# <1 hour and I killed em =(



## gcondit (Mar 11, 2014)

my first little guy, having gone unnamed, perished tragically due to my ignorance 

the little dude didn't even make it home...too cold on the way...boston winters and ignorant Betta owners don't mix (or shouldn't anyway)

doa 3/6/14

rip little guy, sorry you went down for my lack of reading up


----------



## Bailmint (Jun 15, 2013)

;-; It's all good sweetie. You can always read up and get another c: we all learn from our mistakes.
SIP </3


----------



## Kali (Jan 4, 2014)

We've all been there, and made mistakes in the beginning. Sometimes the consequences can be tragic, but we learn from them. Sorry your little guy didn't make it.
SIP


----------



## gcondit (Mar 11, 2014)

thank you both 

i find this community to be quite wonderful, you all are awesome.

my new little guy (Deuce) is thriving thanks to this wonderful community and the knoledge contained within!


----------



## BlueLacee (Dec 8, 2013)

im sorry for your loss but glad that you reaserched and then gave another little someone a home


----------



## Kylelouis929 (Mar 10, 2014)

So very sorry for your loss! :-( But good job doing the research! 
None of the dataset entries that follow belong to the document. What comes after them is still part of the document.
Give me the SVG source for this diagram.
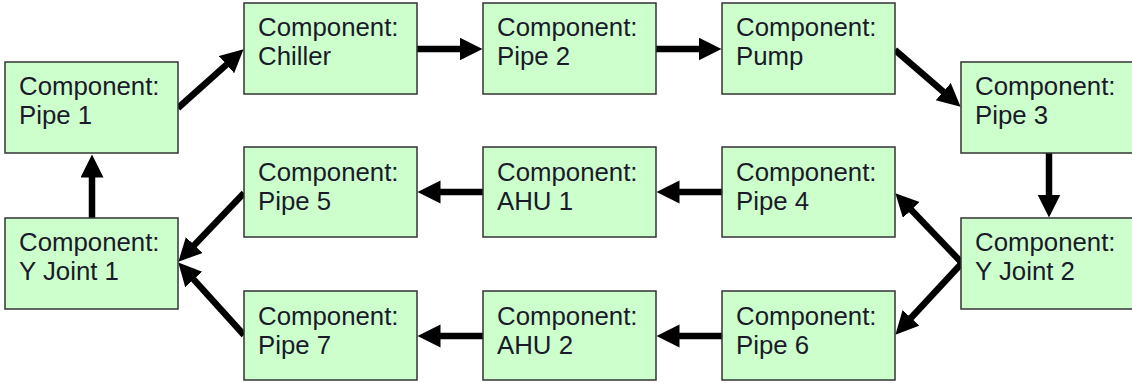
<svg xmlns="http://www.w3.org/2000/svg" width="1132" height="383" viewBox="0 0 1132 383">
<style>
.box{fill:#ccffcc;stroke:#333333;stroke-width:1.5}
.lbl{font-family:"Liberation Sans",Arial,sans-serif;font-size:25.8px;fill:#1a1a2a}
.edge{stroke:#000;stroke-width:6.5;fill:none;marker-end:url(#ah)}
</style>
<defs>
<marker id="ah" markerUnits="userSpaceOnUse" markerWidth="24" markerHeight="24" refX="0.5" refY="11.5" orient="auto" viewBox="0 0 24 24">
<path d="M0,0 L23,11.5 L0,23 Z" fill="#000"/>
</marker>
</defs>
<rect width="1132" height="383" fill="#ffffff"/>
<g id="connectors">
<line class="edge" x1="178" y1="108" x2="226.8" y2="64.3"/>
<line class="edge" x1="417" y1="49" x2="460" y2="49"/>
<line class="edge" x1="656" y1="49" x2="699" y2="49"/>
<line class="edge" x1="895" y1="50" x2="943.6" y2="92"/>
<line class="edge" x1="1049" y1="153" x2="1049" y2="195"/>
<line class="edge" x1="962" y1="263" x2="910.9" y2="209.6"/>
<line class="edge" x1="962" y1="263" x2="910.7" y2="318.2"/>
<line class="edge" x1="722" y1="192" x2="679" y2="192"/>
<line class="edge" x1="483" y1="192" x2="440" y2="192"/>
<line class="edge" x1="722" y1="336" x2="679" y2="336"/>
<line class="edge" x1="483" y1="336" x2="440" y2="336"/>
<line class="edge" x1="244" y1="193" x2="193.9" y2="245.4"/>
<line class="edge" x1="244" y1="335" x2="193.4" y2="279.1"/>
<line class="edge" x1="92" y1="218" x2="92" y2="177"/>
</g>
<g id="pipe1"><rect class="box" x="5" y="62" width="173" height="91"/><text class="lbl" x="19" y="95">Component:</text><text class="lbl" x="19" y="124">Pipe 1</text></g>
<g id="chiller"><rect class="box" x="244" y="3" width="173" height="91"/><text class="lbl" x="258" y="36">Component:</text><text class="lbl" x="258" y="65">Chiller</text></g>
<g id="pipe2"><rect class="box" x="483" y="3" width="173" height="91"/><text class="lbl" x="497" y="36">Component:</text><text class="lbl" x="497" y="65">Pipe 2</text></g>
<g id="pump"><rect class="box" x="722" y="3" width="173" height="91"/><text class="lbl" x="736" y="36">Component:</text><text class="lbl" x="736" y="65">Pump</text></g>
<g id="pipe3"><rect class="box" x="961" y="62" width="173" height="91"/><text class="lbl" x="975" y="95">Component:</text><text class="lbl" x="975" y="124">Pipe 3</text></g>
<g id="pipe5"><rect class="box" x="244" y="147" width="173" height="90"/><text class="lbl" x="258" y="181">Component:</text><text class="lbl" x="258" y="210">Pipe 5</text></g>
<g id="ahu1"><rect class="box" x="483" y="147" width="173" height="90"/><text class="lbl" x="497" y="181">Component:</text><text class="lbl" x="497" y="210">AHU 1</text></g>
<g id="pipe4"><rect class="box" x="722" y="147" width="173" height="90"/><text class="lbl" x="736" y="181">Component:</text><text class="lbl" x="736" y="210">Pipe 4</text></g>
<g id="yjoint1"><rect class="box" x="5" y="218" width="173" height="91"/><text class="lbl" x="19" y="251">Component:</text><text class="lbl" x="19" y="280">Y Joint 1</text></g>
<g id="yjoint2"><rect class="box" x="961" y="218" width="173" height="91"/><text class="lbl" x="975" y="251">Component:</text><text class="lbl" x="975" y="280">Y Joint 2</text></g>
<g id="pipe7"><rect class="box" x="244" y="291" width="173" height="89"/><text class="lbl" x="258" y="325">Component:</text><text class="lbl" x="258" y="354">Pipe 7</text></g>
<g id="ahu2"><rect class="box" x="483" y="291" width="173" height="89"/><text class="lbl" x="497" y="325">Component:</text><text class="lbl" x="497" y="354">AHU 2</text></g>
<g id="pipe6"><rect class="box" x="722" y="291" width="173" height="89"/><text class="lbl" x="736" y="325">Component:</text><text class="lbl" x="736" y="354">Pipe 6</text></g>
</svg>
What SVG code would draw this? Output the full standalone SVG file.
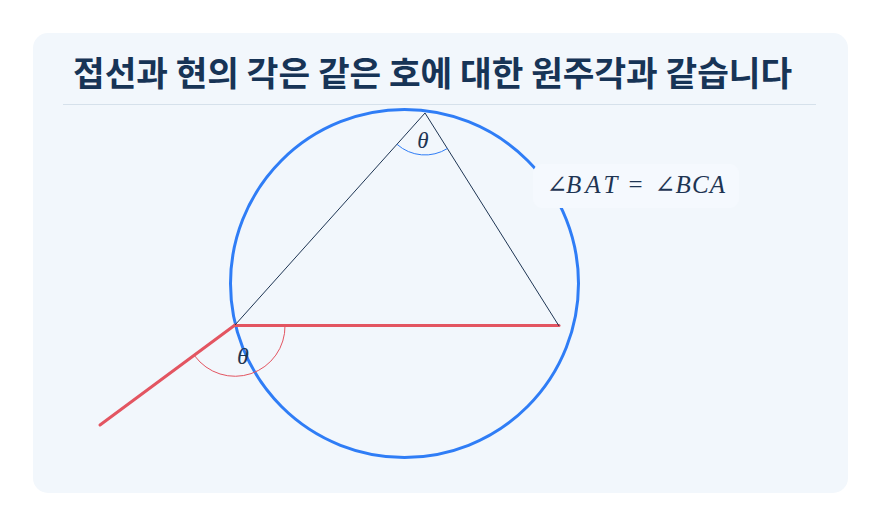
<svg xmlns="http://www.w3.org/2000/svg" width="881" height="526" viewBox="0 0 881 526">
<style>
.title{font-family:"Noto Sans CJK KR","Noto Sans",sans-serif;font-weight:700;font-size:34.4px;fill:#173456}
.math{font-family:"Liberation Serif","DejaVu Serif",serif;fill:#1e3553;font-size:25px}
.it{font-style:italic}
.thin{fill:none;stroke:#1e3553;stroke-width:1}
.red{fill:none;stroke:#e35561;stroke-width:3;stroke-linecap:round}
</style>
<rect width="881" height="526" fill="#ffffff"/>
<rect x="33" y="33" width="815" height="460" rx="15" fill="#f2f7fc"/>
<text class="title" x="73" y="86">접선과 현의 각은 같은 호에 대한 원주각과 같습니다</text>
<line x1="63" y1="104.5" x2="816" y2="104.5" stroke="#d6e1eb" stroke-width="1"/>
<g id="circle">
<circle cx="404.5" cy="283.5" r="174" fill="none" stroke="#2f7df6" stroke-width="3"/>
</g>
<g id="connectors">
<line class="red" x1="100" y1="425" x2="235" y2="325"/>
<line class="red" x1="235" y1="325.5" x2="559" y2="325.5"/>
<line class="thin" x1="235" y1="325" x2="425" y2="113"/>
<line class="thin" x1="425" y1="113" x2="559" y2="326"/>
</g>
<g id="angle-top">
<path d="M447.4 148.5 A42 42 0 0 1 397 144.3" fill="none" stroke="#2f7df6" stroke-width="1"/>
<text class="math it" x="423" y="148" style="font-size:23px" text-anchor="middle">θ</text>
</g>
<g id="angle-bottom">
<path d="M285 325.5 A50 50 0 0 1 194.8 356" fill="none" stroke="#e35561" stroke-width="1"/>
<text class="math it" x="243" y="364" style="font-size:24px" text-anchor="middle">θ</text>
</g>
<g id="label">
<rect x="533" y="164" width="206" height="44" rx="9" fill="#f5f9fe"/>
<text class="math" y="193"><tspan x="546.5">∠</tspan><tspan class="it" x="566" letter-spacing="4">BAT</tspan><tspan x="628.5">=</tspan><tspan x="654.5">∠</tspan><tspan class="it" x="675.5" letter-spacing="1.2">BCA</tspan></text>
</g>
</svg>
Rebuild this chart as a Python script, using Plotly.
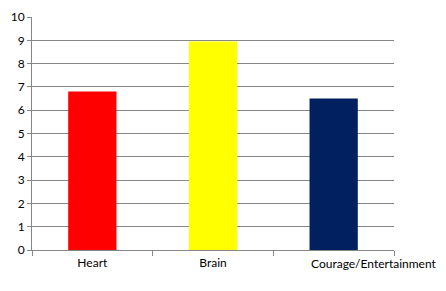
import plotly.graph_objects as go

categories = ["Heart", "Brain", "Courage/Entertainment"]
values = [6.8, 8.95, 6.5]
colors = ["#FF0000", "#FFFF00", "#002060"]
y_ticks = list(range(0, 11))

fig = go.Figure(go.Bar(x=categories, y=values, marker=dict(color=colors, line=dict(width=0)), width=0.4))

# last category label is drawn offset to the right, as in the reference
tick_text = categories[:-1] + [""]

fig.add_annotation(
    x=categories[-1], y=0, xref="x", yref="paper",
    text=categories[-1], showarrow=False,
    xanchor="center", yanchor="top", xshift=40, yshift=-4,
    font=dict(family="Lato, Calibri, sans-serif", size=12, color="#000000"),
)

fig.update_layout(
    width=446, height=291,
    margin=dict(l=32, r=52, t=17, b=41),
    paper_bgcolor="white", plot_bgcolor="white",
    font=dict(family="Lato, Calibri, sans-serif", size=12, color="#000000"),
    showlegend=False,
    bargap=0.6,
)
fig.update_xaxes(
    range=[-0.5, len(categories) - 0.5],
    tickvals=categories, ticktext=tick_text,
    showline=True, linecolor="#868686", linewidth=1,
    ticks="outside", tickson="boundaries", ticklen=5, tickcolor="#868686",
    showgrid=False, zeroline=False, tickangle=0, automargin=False,
    ticklabelstandoff=2,
)
fig.update_yaxes(
    range=[0, 10], tickvals=y_ticks, showline=True, linecolor="#868686", linewidth=1,
    ticks="outside", ticklen=4, tickcolor="#868686", automargin=False,
    showgrid=True, gridcolor="#868686", gridwidth=1, zeroline=False,
)
fig.write_html("out.html")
Yes! This community has helped me a TONNNN!


----------



## XxxXnoodleXxxX (Dec 1, 2012)

So sorry for your loss... What I do up hear when it's cold in Canada is get a freezer shopping bag. You know the ones with the silver lining? Get one of those and put a big fluffy blanket in it. Those really fluffy plush ones. And then put a heatpack, like you'd put on your neck or back, right in the middle of the blanket. I've had a betta be fine after 45 - 60 minutes walking in -26*c (-15 F) temperatures with this method. <3


----------